Monday, December 04, 2006

Rumors and the Advance

Over the weekend I attended the Advance at the Homestead. It was interesting to see so many people and sponsors turn out for it after the loss this year; but its also good to see everyone still staying involved.
I like the Advance b/c I get to catch up with people I haven't seen for awhile and also just talk to everyone to see whats going on.

At the State Central Mtg, the 10th District convention appeal was defeated but the appeal for the 3rd CD was "upheld" and it appears Mike Wade will be the new district chair there. Ed Gillespie was elected RPV Chair and he was seen most everywhere throughout the advance. I think he did do a good job of trying to meet everyone.
As expected, Bolling and McDonnell both had suites and were pressing the flesh to gather support for '09 (indirectly of course).
I was unfortunately unable to join the blogger meeting with McDonnell, as I was attending the 2007 Preview. I heard it was a success. Also, I was glad to hear Chairman Gillespie voice his support and understanding for the importance of bloggers when I and others spoke with him throughout the Advance. I think he will be very favorable to us in the future.

The biggest story I think was the support of many for a George Allen comeback in 2009. While I admit most of these people are older and who have been involved since his 93 run; it gives creedence to the arguement that he could make a strong showing within the party if he choose to run for governor again. I can't count how many people were saying they hope he runs again in '09, so we will see what he decides.
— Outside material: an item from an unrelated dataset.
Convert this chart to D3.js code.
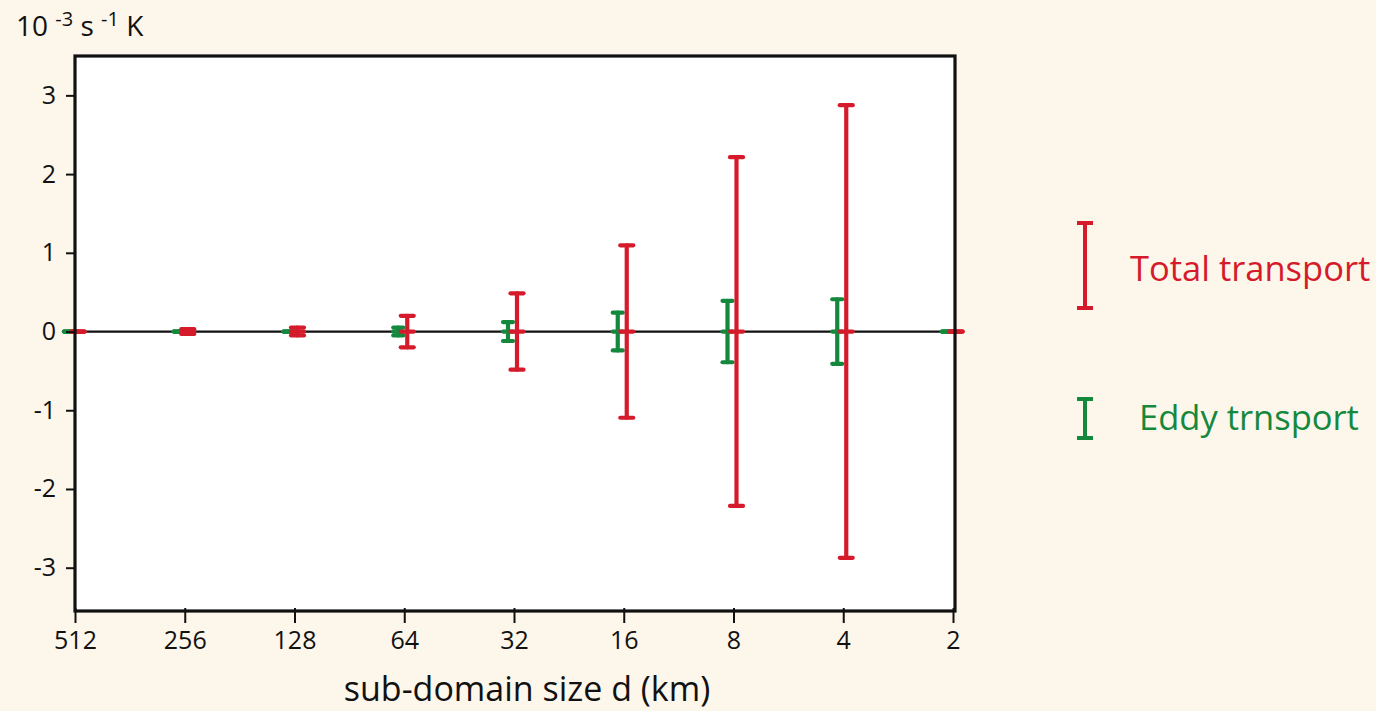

As to the rumors, I have heard that Scott Lingamfelter is going to challenge John Chichester. That was somewhat reinforced by the fact Lingamfelter had a suite. I did not get to talk to him about this, so it is still a rumor.

Jim Gilmore, who had a suite, when asked what he is running for replied that he "could run for senate in 08, governor in 09 or president in 08". From my discussions with him, it sounds like a run for the White House is very likely.

Other than that there was little info to report. Everyone seemed to have a good time and were positive about the future.